Paroles de jurés (14)
Par Mme M., juré en 2013
Je vais essayer de transcrire ce que j'ai ressenti et retiré de ces quelques jours passés au sein d'une Institution qui me semblait jusqu'alors bien lointaine et pour tout dire intimidante! Elle le reste encore, mais je comprends mieux son fonctionnement et je reconnais avoir été favorablement impressionnée par le professionnalisme et la qualité humaine des personnes rencontrées.
Ayant exercé des fonctions de Bibliothèque il y a plusieurs années (dans le cadre de mon travail) à la Maison d'Arrêt .., quartier Femmes, je connaissais un peu le ressenti de ces personnes et la souffrance engendrée par l'enfermement et l'éloignement de leur famille.
Quand j'ai reçu la première lettre de la Mairie m'indiquant que j'avais été tirée au sort pour être juré, ma réaction a été plutôt un mélange de deux sensations : l'excitation d'avoir la chance de participer à quelque chose de totalement inconnu et qui ne m'arriverait sans doute qu'une fois dans la vie (j'ai 55 ans), et puis aussi la peur de ne pas être à la hauteur et d'avoir à juger un autre humain, sans en avoir la légitimité. J'ai donc hésité pour tenter de faire valoir une fragilité morale afin de ne pas affronter cette difficulté, puis j'ai finalement décidé de ne pas reculer, puisque que j'avais été désignée par le sort, et qu'il y avait un autre tirage au sort, auquel j'échapperais peut-être... Ce ne fut pas le cas, et j'ai mal dormi tout le temps qui m'a séparée du jour J.
La première journée est passée très vite entre la formation en accéléré qui nous a été patiemment donnée, avec beaucoup de clarté, et ensuite le tirage au sort qui, une nouvelle fois m'a été favorable, et donc premier procès.
Là cela est devenu plus compliqué pour moi, car j'ai eu tout de suite du mal à imaginer le présumé coupable, coupable, et je me suis vite aperçu que j'étais assez seule à avoir autant de doute.

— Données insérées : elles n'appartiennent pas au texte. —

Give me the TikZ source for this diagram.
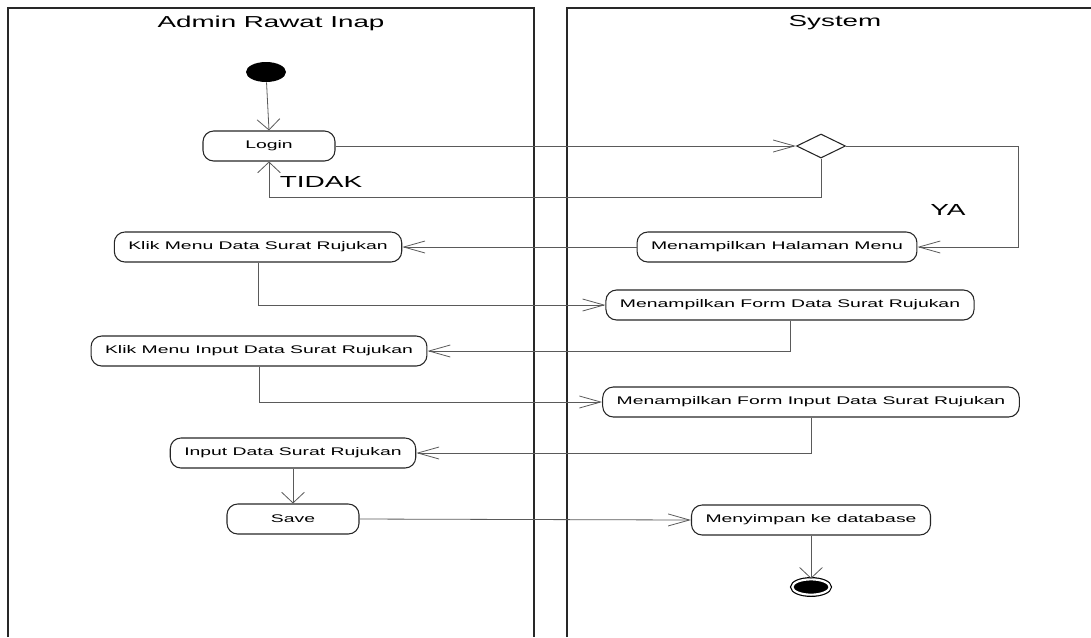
\documentclass[tikz,border=0pt]{standalone}
\usepackage{fontspec}
\setmainfont{Liberation Sans}[FakeStretch=1.75]
\usepackage{tikz}
\usetikzlibrary{shapes.geometric,arrows.meta}
\definecolor{lanegray}{RGB}{40,40,40}
\definecolor{wiregray}{RGB}{90,90,90}

\begin{document}
\begin{tikzpicture}[x=0.75pt,y=-0.75pt,
  act/.style={rectangle,rounded corners=8pt,minimum width=99pt,minimum height=22.5pt,
              inner xsep=10.5pt,draw=black!85,line width=0.8pt,font=\fontsize{8.3}{10}\selectfont},
  lane/.style={draw=lanegray,line width=1.3pt},
  hflow/.style={draw=wiregray,line width=0.6pt,-{Straight Barb[length=16pt,width=9pt]}},
  vflow/.style={draw=wiregray,line width=0.6pt,-{Straight Barb[length=8pt,width=17pt]}},
  tag/.style={font=\fontsize{12}{14}\selectfont}]
  \useasboundingbox (0,0) rectangle (1091,637);
  % swimlanes
  \draw[lane] (8,637) -- (8,8) -- (534,8) -- (534,637);
  \draw[lane] (567,637) -- (567,8) -- (1091,8);
  \node[font=\fontsize{11.9}{14}\selectfont] (lnadmin) at (271,23) {Admin Rawat Inap};
  \node[font=\fontsize{11.9}{14}\selectfont] (lnsys) at (835,23) {System};

  \node[ellipse,fill=black,minimum width=30pt,minimum height=15pt,inner sep=0pt] (st) at (266,72) {};
  \node[act] (login) at (269,146) {Login};
  \node[diamond,draw=black!85,line width=0.8pt,minimum width=36.75pt,minimum height=18pt,inner sep=0pt] (dec) at (821,146) {};
  \node[act] (menu) at (777,247) {Menampilkan Halaman Menu};
  \node[act] (klik) at (258,247) {Klik Menu Data Surat Rujukan};
  \node[act] (form) at (790,305) {Menampilkan Form Data Surat Rujukan};
  \node[act] (klikin) at (259,351) {Klik Menu Input Data Surat Rujukan};
  \node[act] (formin) at (811,402) {Menampilkan Form Input Data Surat Rujukan};
  \node[act] (input) at (293,453) {Input Data Surat Rujukan};
  \node[act] (save) at (293,519) {Save};
  \node[act] (simpan) at (811,520) {Menyimpan ke database};
  \node[ellipse,fill=black,draw=black,double=white,double distance=1.6pt,line width=0.9pt,
        minimum width=28pt,minimum height=11.5pt,inner sep=0pt] (fin) at (811,587) {};

  \draw[vflow] (st) -- (login.north);
  \draw[hflow] (login.east) -- (dec.west);
  \draw[vflow] (dec.south) -- ++(0,39) -| (login.south);
  \node[tag] (tidak) at (321,182) {TIDAK};
  \draw[hflow] (dec.east) -- ++(172,0) |- (menu.east);
  \node[tag] (ya) at (948,210) {YA};
  \draw[hflow] (menu.west) -- (klik.east);
  \draw[hflow] (klik.south) |- (form.west);
  \draw[hflow] (form.south) |- (klikin.east);
  \draw[hflow] (klikin.south) |- (formin.west);
  \draw[hflow] (formin.south) |- (input.east);
  \draw[vflow] (input) -- (save);
  \draw[hflow] (save.east) -- (simpan.west);
  \draw[vflow] (simpan) -- (fin);
\end{tikzpicture}
\end{document}
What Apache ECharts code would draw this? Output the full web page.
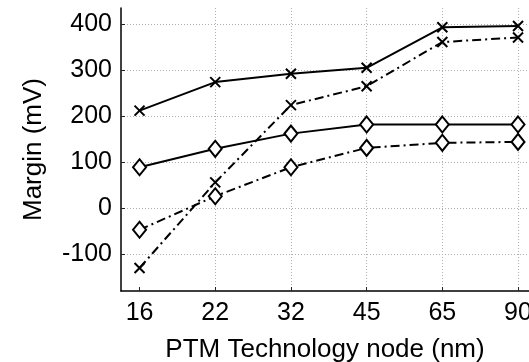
<!DOCTYPE html>
<html>
<head>
<meta charset="utf-8">
<script src="https://cdn.jsdelivr.net/npm/echarts@6/dist/echarts.min.js"></script>
<style>
  html, body { margin: 0; padding: 0; background: #fff; }
  #chart { width: 529px; height: 362px; }
</style>
</head>
<body>
<div id="chart"></div>
<script>
// technology nodes (nm)
var nodes = ['16', '22', '32', '45', '65', '90'];

// margins in mV
var solidCross = [212, 274, 292, 305, 393, 396];
var dashCross = [-130, 56, 224, 265, 361, 371];
var solidDiamond = [89, 129, 162, 182, 182, 182];
var dashDiamond = [-47, 26, 89, 131, 142, 144];

var yTicks = [-100, 0, 100, 200, 300, 400];

var crossPath = 'path://M0,0L10,10M10,0L0,10';
var dashDot = [9, 4, 2, 4];

function pairs(vals) {
    return vals.map(function (v, i) { return [i, v]; });
}

function makeSeries(name, vals, marker, dashed) {
    var isCross = marker === 'cross';
    return {
        name: name,
        type: 'line',
        data: pairs(vals),
        symbol: isCross ? crossPath : 'diamond',
        symbolSize: isCross ? 10 : [13, 16],
        showSymbol: true,
        z: isCross ? 3 : 4,
        lineStyle: {
            color: '#000',
            width: 2,
            type: dashed ? dashDot : 'solid'
        },
        itemStyle: {
            color: isCross ? 'none' : '#fff',
            borderColor: '#000',
            borderWidth: 2
        },
        emphasis: { disabled: true },
        animation: false
    };
}

var chart = echarts.init(document.getElementById('chart'));

var font = 'Liberation Sans, Arial, sans-serif';

chart.setOption({
    backgroundColor: '#fff',
    animation: false,
    grid: {
        left: 121,
        right: 0,
        top: 8,
        bottom: 71,
        containLabel: false,
        outerBoundsMode: 'none'
    },
    xAxis: {
        type: 'value',
        min: -0.245,
        max: 5.145,
        name: 'PTM Technology node (nm)',
        nameLocation: 'middle',
        nameGap: 46,
        nameTextStyle: { fontFamily: font, fontSize: 26, color: '#000' },
        axisLine: { onZero: false, lineStyle: { color: '#000', width: 1.5 } },
        axisTick: {
            show: true,
            inside: true,
            length: 4,
            customValues: [0, 1, 2, 3, 4, 5],
            lineStyle: { color: '#222', width: 1 }
        },
        axisLabel: {
            fontFamily: font,
            fontSize: 25,
            color: '#000',
            margin: 10,
            customValues: [0, 1, 2, 3, 4, 5],
            formatter: function (v) { return nodes[Math.round(v)] || ''; }
        },
        splitLine: {
            show: true,
            showMinLine: false,
            lineStyle: { color: '#b0b0b0', type: [1, 2], width: 1 }
        }
    },
    yAxis: {
        type: 'value',
        min: -180,
        max: 435,
        name: 'Margin (mV)',
        nameLocation: 'middle',
        nameGap: 74,
        nameTextStyle: { fontFamily: font, fontSize: 26, color: '#000' },
        axisLine: { show: true, onZero: false, lineStyle: { color: '#000', width: 1.5 } },
        axisTick: {
            show: true,
            inside: true,
            length: 4,
            customValues: yTicks,
            lineStyle: { color: '#222', width: 1 }
        },
        axisLabel: {
            fontFamily: font,
            fontSize: 25,
            color: '#000',
            margin: 9,
            customValues: yTicks
        },
        splitLine: {
            show: true,
            lineStyle: { color: '#b0b0b0', type: [1, 2], width: 1 }
        }
    },
    series: [
        makeSeries('solid cross', solidCross, 'cross', false),
        makeSeries('dash cross', dashCross, 'cross', true),
        makeSeries('solid diamond', solidDiamond, 'diamond', false),
        makeSeries('dash diamond', dashDiamond, 'diamond', true)
    ]
});
</script>
</body>
</html>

J'ai culpabilisé mais j'ai décidé d'aller jusqu'au bout de mon impression, puisque j'ai retenu, "en votre âme et conscience" et "le doute doit bénéficier à l'accusé".
J'ai trouvé que nous avions bien été entourés et que le rituel autour des différentes étapes du procès (sonnerie avant d'annoncer la Cour), les robes, etc était effectivement très important pour que chacun se sente (avocats, victimes, jurés, accusés) respecté dans ses démarches. Je pense, après coup, que la présence des Jurés est elle aussi importante, dans la mesure où elle oblige les professionnels à rester vigilants, à ne pas tomber dans la routine, grâce à la "naïveté" et l'attente des Jurés.
Bien entendu vous n'avez pas besoin de nous, vous pourriez juger sans nous et plus rapidement, mais cela vous amène à prendre le temps et c'est mieux je crois.
Chose que j'ai moins aimé, comme la majorité des Jurés, même si j'en ai été soulagée pour mon propre compte (un procès me semblait suffisamment éprouvant), c'est la récusation, que j'ai trouvé désagréable et un peu sec, souvent. Cela claquait comme un rejet envers des personnes qui se déplacent parce qu'elles ont fait l'effort d'accepter un tirage au sort, leur devoir, quoi !
Par contre je trouve, qu'à moins de manque d'effectif, ceux qui sont déjà passés ne devraient pas être désignés à nouveau, cela permettrait à chacun des présents de participer à un procès. Je trouve que cette possibilité devrait être offerte à chaque citoyen, pour mieux connaître le système judiciaire de son pays.
Ma vision de la Justice n'a pas vraiment changé : la seule pensée que l'erreur judiciaire puisse exister m'atterre même si je comprends bien que cela ne puisse être autrement. Autre chose aussi : je ne crois pas aux vertus de l'enfermement seul pour faire changer un délinquant. Je préfère celles de la prévention. Pour moi les prisons servent à protéger la société de délinquants dangereux et en ça sont utiles, mais servent très peu à la réinsertion d'individus souvent plus paumés que méchants. Je pense que des efforts sont faits mais les moyens restent insuffisants.
Pour les victimes, je trouve que les réparations uniquement financières ont quelque chose d'un peu indécent.
Voilà, je trouve qu'exercer le métier de juge professionnel est courageux, profondément humain, nécessaire, mais ils devraient avoir plus de moyens et de temps.
Une chose est sûre je n'oublierai jamais cette expérience.